Bet the Bank

With IT spending running as high as 25% of revenue, and a risk-taking culture, Wall Street firms are old favorites as customer prospects for venture capital backed startups.

It is tough to sell information technology products to Wall Street firms right now (if you can find any left). Balance sheets are shrinking, employee counts are shrinking, budgets are shrinking and risk taking has pretty much disappeared. However, smart vendors and smart buyers know that these times of retrenchment can be great times for the right kind of IT investment. In general that means something that pays for itself in a few months even in periods of severe contraction, something that is proven in the field, and provides new capabilities for when the economy starts to pick up, leaving competitors in the dust. This doesn't just go for Wall Street, but for many (or even any) large enterprises.

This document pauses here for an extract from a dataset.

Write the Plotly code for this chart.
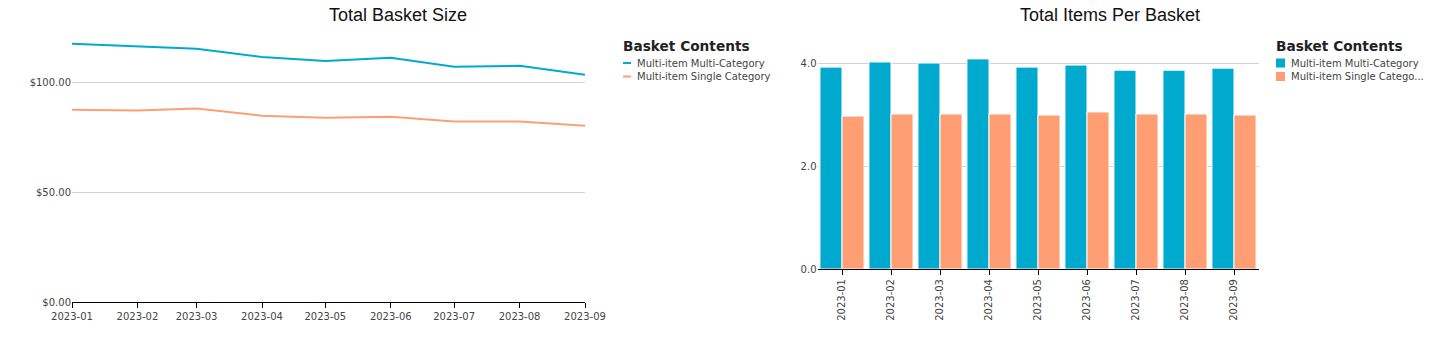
import plotly.graph_objects as go

# Monthly categories shared by both panels
months = ["2023-01", "2023-02", "2023-03", "2023-04", "2023-05",
          "2023-06", "2023-07", "2023-08", "2023-09"]

# Total basket size (USD)
basket_multi_cat = [117.4, 116.1, 115.1, 111.4, 109.5, 111.0, 106.9, 107.4, 103.3]
basket_single_cat = [87.4, 87.0, 87.9, 84.7, 83.8, 84.2, 82.0, 82.0, 80.1]

# Items per basket
items_multi_cat = [3.92, 4.02, 4.00, 4.08, 3.92, 3.96, 3.86, 3.86, 3.90]
items_single_cat = [2.97, 3.01, 3.01, 3.01, 2.99, 3.05, 3.01, 3.01, 2.99]

# Axis ticks
size_ticks = [0, 50, 100]
size_tick_labels = ["$0.00", "$50.00", "$100.00"]
items_ticks = [0, 2, 4]

series_names = ["Multi-item Multi-Category", "Multi-item Single Category"]
bar_names = ["Multi-item Multi-Category", "Multi-item Single Catego..."]
legend_title = "Basket Contents"
titles = ["Total Basket Size", "Total Items Per Basket"]

BLUE = "#00AACF"
ORANGE = "#FF9E73"
W, H = 1434, 337
TICK_FONT = dict(family="DejaVu Sans", size=10, color="#444")
LEG_FONT = dict(family="DejaVu Sans", size=10, color="#444")


def fx(px):
    return px / W


def fy(py):
    return (H - py) / H


fig = go.Figure()

fig.add_trace(go.Scatter(x=months, y=basket_multi_cat, name=series_names[0],
                         mode="lines", line=dict(color=BLUE, width=2),
                         xaxis="x", yaxis="y", showlegend=False))
fig.add_trace(go.Scatter(x=months, y=basket_single_cat, name=series_names[1],
                         mode="lines", line=dict(color=ORANGE, width=2),
                         xaxis="x", yaxis="y", showlegend=False))

fig.add_trace(go.Bar(x=months, y=items_multi_cat, name=bar_names[0],
                     marker=dict(color=BLUE, line=dict(color="white", width=1)),
                     xaxis="x2", yaxis="y2", showlegend=False))
fig.add_trace(go.Bar(x=months, y=items_single_cat, name=bar_names[1],
                     marker=dict(color=ORANGE, line=dict(color="white", width=1)),
                     xaxis="x2", yaxis="y2", showlegend=False))

# Compact legends built from shapes and text
annotations = []
shapes = []


def legend_block(x0, names, colors, kind):
    annotations.append(dict(
        text="<b>" + legend_title + "</b>", x=fx(x0 - 2), y=fy(46), xref="paper", yref="paper",
        showarrow=False, xanchor="left", yanchor="middle",
        font=dict(family="DejaVu Sans", size=13.7, color="#222")))
    for i, (name, color) in enumerate(zip(names, colors)):
        yc = 63 + i * 13.5
        if kind == "line":
            shapes.append(dict(type="line", xref="paper", yref="paper",
                               x0=fx(x0), x1=fx(x0 + 8), y0=fy(yc), y1=fy(yc),
                               line=dict(color=color, width=2)))
            tx = x0 + 12
        else:
            shapes.append(dict(type="rect", xref="paper", yref="paper",
                               x0=fx(x0), x1=fx(x0 + 9), y0=fy(yc - 4.5), y1=fy(yc + 4.5),
                               fillcolor=color, line=dict(width=0)))
            tx = x0 + 13
        annotations.append(dict(
            text=name, x=fx(tx), y=fy(yc), xref="paper", yref="paper",
            showarrow=False, xanchor="left", yanchor="middle", font=LEG_FONT))


legend_block(623, series_names, [BLUE, ORANGE], "line")
legend_block(1276, bar_names, [BLUE, ORANGE], "rect")

for text, xc in zip(titles, [398, 1110]):
    annotations.append(dict(
        text=text, x=fx(xc), y=fy(15), xref="paper", yref="paper",
        showarrow=False, xanchor="center", yanchor="middle",
        font=dict(family="Liberation Sans", size=18, color="#111")))

fig.update_layout(
    width=W, height=H,
    margin=dict(l=0, r=0, t=0, b=0, autoexpand=False),
    paper_bgcolor="white", plot_bgcolor="white",
    showlegend=False,
    barmode="group", bargap=0.1, bargroupgap=0.0,
    xaxis=dict(domain=[fx(72), fx(585)], type="date",
               range=[months[0] + "-01", months[-1] + "-01"],
               dtick="M1", tick0=months[0] + "-01", tickformat="%Y-%m",
               showgrid=False, showline=True, linecolor="black", linewidth=1,
               ticks="outside", ticklen=5, tickcolor="black", tickfont=TICK_FONT,
               anchor="y", automargin=False),
    yaxis=dict(domain=[fy(302), fy(30)], range=[0, (302 - 30) / 2.2],
               tickvals=size_ticks, ticktext=size_tick_labels,
               showgrid=True, gridcolor="#d3d3d3", zeroline=False, showline=False,
               tickfont=TICK_FONT, anchor="x", automargin=False),
    xaxis2=dict(domain=[fx(817.5), fx(1258.5)], type="category", range=[-0.5, 8.5],
                showgrid=False, showline=True, linecolor="black", linewidth=1,
                ticks="outside", ticklen=5, tickcolor="black", tickangle=-90,
                tickfont=TICK_FONT, anchor="y2", automargin=False),
    yaxis2=dict(domain=[fy(269), fy(30)], range=[0, (269 - 30) / 51.5],
                tickvals=items_ticks, tickformat=".1f",
                showgrid=True, gridcolor="#d3d3d3", zeroline=False, showline=False,
                tickfont=TICK_FONT, anchor="x2", automargin=False),
    annotations=annotations,
    shapes=shapes,
)

fig.write_html("out.html")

When thinking about new technology, large enterprises tend to think about whether the new technology has been field-proven to scale and perform, and trade that off against the risks of the new technology failing. Obviously a new, unproven technology will be more readily adopted if it doesn't cause too much harm if it fails a few times. If it is a "bet the bank" situation, then you can bet that only proven technology will be considered.

Here is a chart that illustrates the point, using Sigma Partners portfolio company examples, of course. EqualLogic (sold to Dell last year) provides very stable, low risk, more efficient disk storage systems. Initiate's software for bringing together data about customers from multiple systems is also very well proven, but is used in very high-profile applications (eg call centers) and if it fails then the call center operations may cease. As yet unproven software (at least in commercial applications) such as Acquia's editions of the open source Drupal system can be adopted for intranets and other low-risk areas of a corporation. No-one ever buys "bet the bank" technology which has not been field tested and proven to scale.

How does this compare to my life as a venture cyclist, and most people's buying habits? Answer: it's pretty similar. I am happy to buy a new, fangled "unproven" pair of biking gloves, but I would like my helmet to have a good pedigree!